The site has a large collection of GIFs and plays them in giant, randomly generated pile. The effect is one where Miley Cyrus, President Obama, Honey Boo Boo, a cadre of Disney characters, and even more Miley melt together into a melange of pop-culture associations so context-free that viewers can’t help but start to look for meaning amidst the chaos.

For example:

Is the positioning of Korean rap superstar Psy riding a pistachio from a nearly forgotten Super Bowl commercial next to Dory from Finding Nemo a commentary on how commercialization of art makes artists forget the true reason they started creating in the first place?

Here's a weird thing from Internetfart.net

Is Lisa Simpson dancing over scrolling text reading, ‟I don’t need you I have the Internet,” a provocative argument for embracing how technology liberates us from direct human contact?

Here's another weird thing from Internetfart.net

Does the juxtaposition of President Obama delivering the State of the Union address and a dancing Carlton from The Fresh Prince of Bel-Air suggest that, in order for African-Americans to be successful at the highest levels of American society, they are expected to shed many authentic aspects of black culture?

And now a third weird thing from Internetfart.net

More importantly, is President Obama really Spider-Man?

President Obama really might be Spiderman, a crazy person reads into a screenshot from Internetfert.net

The longer you let Internetfart.net hypnotically envelop your entire existence, the more these sorts of questions pop into your head.
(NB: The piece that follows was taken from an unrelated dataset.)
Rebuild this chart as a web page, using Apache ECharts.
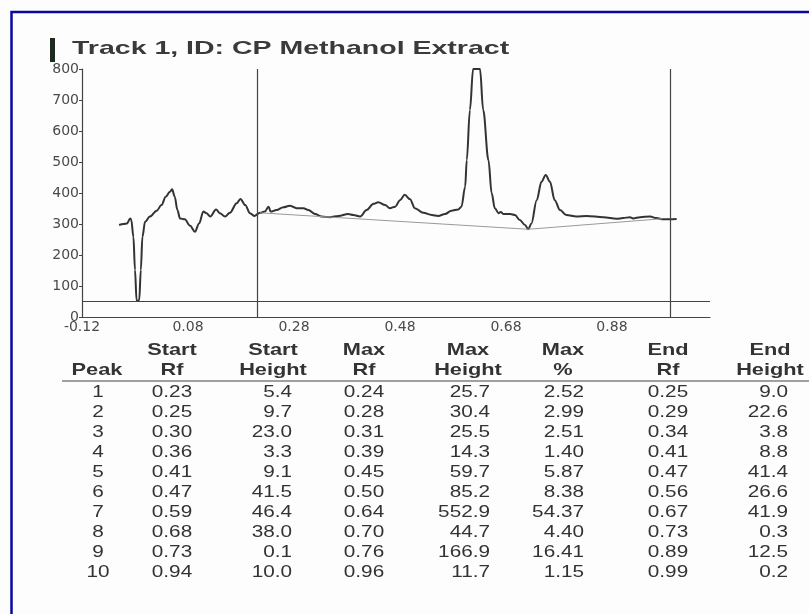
<!DOCTYPE html>
<html>
<head>
<meta charset="utf-8">
<script src="https://cdn.jsdelivr.net/npm/echarts@6/dist/echarts.min.js"></script>
<style>
  html, body { margin: 0; padding: 0; background: #fdfdfd; }
  #chart { width: 809px; height: 614px; }
</style>
</head>
<body>
<div id="chart"></div>
<script>
// densitometer trace (Rf, height)
var traceRf = [-0.050, -0.042, -0.035, -0.029, -0.027, -0.023, -0.020, -0.017, -0.015, -0.012, -0.009, -0.006, -0.001,
  0.008, 0.021, 0.030, 0.038, 0.046, 0.050, 0.055, 0.060, 0.065, 0.074, 0.084, 0.093, 0.101, 0.109, 0.115, 0.122,
  0.133, 0.140, 0.150, 0.159, 0.172, 0.179, 0.188, 0.197, 0.205, 0.216, 0.225, 0.232, 0.236, 0.247, 0.260, 0.272,
  0.285, 0.298, 0.307, 0.320, 0.332, 0.348, 0.364, 0.382, 0.392, 0.405, 0.417, 0.430, 0.439, 0.452, 0.461, 0.471,
  0.480, 0.489, 0.499, 0.508, 0.524, 0.540, 0.552, 0.565, 0.577, 0.590, 0.596, 0.603, 0.606, 0.612, 0.618, 0.631,
  0.637, 0.647, 0.653, 0.659, 0.666, 0.670, 0.675, 0.688, 0.697, 0.706, 0.716, 0.722, 0.728, 0.738, 0.747, 0.755,
  0.763, 0.772, 0.782, 0.794, 0.813, 0.832, 0.864, 0.889, 0.901, 0.914, 0.920, 0.933, 0.952, 0.964, 0.977, 1.002];
var traceHeight = [297, 300, 302, 318, 313, 259, 152, 53, 52, 55, 152, 259, 307,
  324, 343, 361, 388, 404, 412, 388, 345, 318, 315, 294, 275, 302, 340, 335, 324,
  347, 335, 324, 336, 367, 381, 361, 335, 326, 336, 340, 356, 340, 345, 354, 359,
  351, 351, 345, 332, 324, 322, 326, 332, 329, 324, 345, 365, 370, 361, 351, 356,
  377, 394, 380, 351, 336, 329, 326, 332, 343, 347, 356, 420, 506, 668, 800, 800,
  668, 506, 399, 351, 335, 339, 332, 332, 329, 313, 297, 283, 302, 377, 436, 458,
  436, 377, 345, 329, 324, 326, 322, 317, 319, 322, 318, 322, 324, 319, 315, 316];

// integration baseline
var baseRf = [0.216, 0.722, 0.975];
var baseHeight = [336, 283, 317];

// start / end markers and the threshold line
var markerRf = [0.215, 0.99];
var thresholdHeight = 50;

var titleText = 'Track 1, ID: CP Methanol Extract';

// peak table
var headTop = ['', 'Start', 'Start', 'Max', 'Max', 'Max', 'End', 'End'];
var headBottom = ['Peak', 'Rf', 'Height', 'Rf', 'Height', '%', 'Rf', 'Height'];
var peakNo = ['1', '2', '3', '4', '5', '6', '7', '8', '9', '10'];
var startRf = ['0.23', '0.25', '0.30', '0.36', '0.41', '0.47', '0.59', '0.68', '0.73', '0.94'];
var startHeight = ['5.4', '9.7', '23.0', '3.3', '9.1', '41.5', '46.4', '38.0', '0.1', '10.0'];
var maxRf = ['0.24', '0.28', '0.31', '0.39', '0.45', '0.50', '0.64', '0.70', '0.76', '0.96'];
var maxHeight = ['25.7', '30.4', '25.5', '14.3', '59.7', '85.2', '552.9', '44.7', '166.9', '11.7'];
var maxPct = ['2.52', '2.99', '2.51', '1.40', '5.87', '8.38', '54.37', '4.40', '16.41', '1.15'];
var endRf = ['0.25', '0.29', '0.34', '0.41', '0.47', '0.56', '0.67', '0.73', '0.89', '0.99'];
var endHeight = ['9.0', '22.6', '3.8', '8.8', '41.4', '26.6', '41.9', '0.3', '12.5', '0.2'];

var tableCols = [peakNo, startRf, startHeight, maxRf, maxHeight, maxPct, endRf, endHeight];
// layout of the table columns (header centre, value anchor, value alignment)
var headX = [97, 172, 273, 364, 468, 563, 668, 770];
var valX = [98, 172, 292, 364, 490, 584, 668, 788];
var valAlign = ['center', 'center', 'right', 'center', 'right', 'right', 'center', 'right'];

var textCol = '#333';
var graphics = [];

graphics.push({
  type: 'rect', silent: true, z: 0,
  shape: { x: 11.5, y: 12, width: 900, height: 700 },
  style: { fill: 'none', stroke: '#0808a0', lineWidth: 2.5 }
});
graphics.push({
  type: 'rect', silent: true,
  shape: { x: 50, y: 38, width: 5, height: 24 },
  style: { fill: '#1e2a20' }
});
graphics.push({
  type: 'text', silent: true, x: 72, y: 49, scaleX: 1.5,
  style: { text: titleText, font: 'bold 19px "Liberation Sans"', fill: '#3a3a3a', align: 'left', verticalAlign: 'middle' }
});

for (var c = 0; c < tableCols.length; c++) {
  if (headTop[c]) {
    graphics.push({
      type: 'text', silent: true, x: headX[c], y: 350, scaleX: 1.28,
      style: { text: headTop[c], font: 'bold 17px "Liberation Sans"', fill: textCol, align: 'center', verticalAlign: 'middle' }
    });
  }
  graphics.push({
    type: 'text', silent: true, x: headX[c], y: 370, scaleX: 1.28,
    style: { text: headBottom[c], font: 'bold 17px "Liberation Sans"', fill: textCol, align: 'center', verticalAlign: 'middle' }
  });
  for (var r = 0; r < tableCols[c].length; r++) {
    graphics.push({
      type: 'text', silent: true, x: valX[c], y: 392 + r * 20, scaleX: 1.22,
      style: { text: tableCols[c][r], font: '17px "Liberation Sans"', fill: textCol, align: valAlign[c], verticalAlign: 'middle' }
    });
  }
}
graphics.push({
  type: 'line', silent: true,
  shape: { x1: 62, y1: 381, x2: 809, y2: 381 },
  style: { stroke: '#444', lineWidth: 1.2 }
});

function zip(xs, ys) {
  var out = [];
  for (var i = 0; i < xs.length; i++) out.push([xs[i], ys[i]]);
  return out;
}

var markData = [];
for (var m = 0; m < markerRf.length; m++) markData.push({ xAxis: markerRf[m] });
markData.push({ yAxis: thresholdHeight });

var axisLabelStyle = { color: '#4a4a4a', fontSize: 14, fontFamily: 'DejaVu Sans' };

var chart = echarts.init(document.getElementById('chart'));
chart.setOption({
  animation: false,
  backgroundColor: '#fdfdfd',
  grid: { left: 82, right: 99, top: 69, bottom: 297 },
  xAxis: {
    type: 'value', min: -0.12, max: 1.065, interval: 0.2,
    axisLine: { onZero: false, lineStyle: { color: '#444', width: 1.2 } },
    axisTick: { show: false },
    splitLine: { show: false },
    axisLabel: Object.assign({ margin: 3, showMaxLabel: false, formatter: function (v) { return v.toFixed(2); } }, axisLabelStyle)
  },
  yAxis: {
    type: 'value', min: 0, max: 800, interval: 100,
    axisLine: { show: true, onZero: false, lineStyle: { color: '#444', width: 1.2 } },
    axisTick: { show: true, length: 3, lineStyle: { color: '#444' } },
    splitLine: { show: false },
    axisLabel: Object.assign({ margin: 3 }, axisLabelStyle)
  },
  series: [
    {
      type: 'line', data: zip(traceRf, traceHeight),
      showSymbol: false, smooth: 0.35, smoothMonotone: 'x',
      lineStyle: { color: '#333', width: 2 },
      markLine: {
        silent: true, symbol: 'none', label: { show: false },
        lineStyle: { color: '#444', type: 'solid', width: 1.2 },
        data: markData
      }
    },
    {
      type: 'line', data: zip(baseRf, baseHeight),
      showSymbol: false,
      lineStyle: { color: '#9a9a9a', width: 1 }
    }
  ],
  graphic: graphics
});
</script>
</body>
</html>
At least, until the flood of GIFs makes everything up there melt into a pile of goo. It’s a metaphor, probably.

Also, since Internetfart.net is constantly loading dozens of animated GIFs at once, actually viewing the site for a sustained period of time is a guaranteed recipe for making your Web browser particularly unhappy. The site comes with its own soundtrack. Unsurprisingly, based on its hyperactive mashup aesthetic, that soundtrack is hyperactive mashup DJ Girl Talk’s seminal album, Night Ripper.

Internetfart.net may be a weird thing, but there’s also a very deliberate, surprisingly political message behind it. As the site’s about page attests:

#INTERNETFART is an inspired experimental digital art project displaying six columns of ever-changing, random gif combinations. Curated and set to music, #INTERNETFART is meant to question copyright laws as well as the validity of digital pieces as fine art.

Sure, that sounds about right. If Andy Warhol was still alive in 2014, this is exactly what he’d be doing.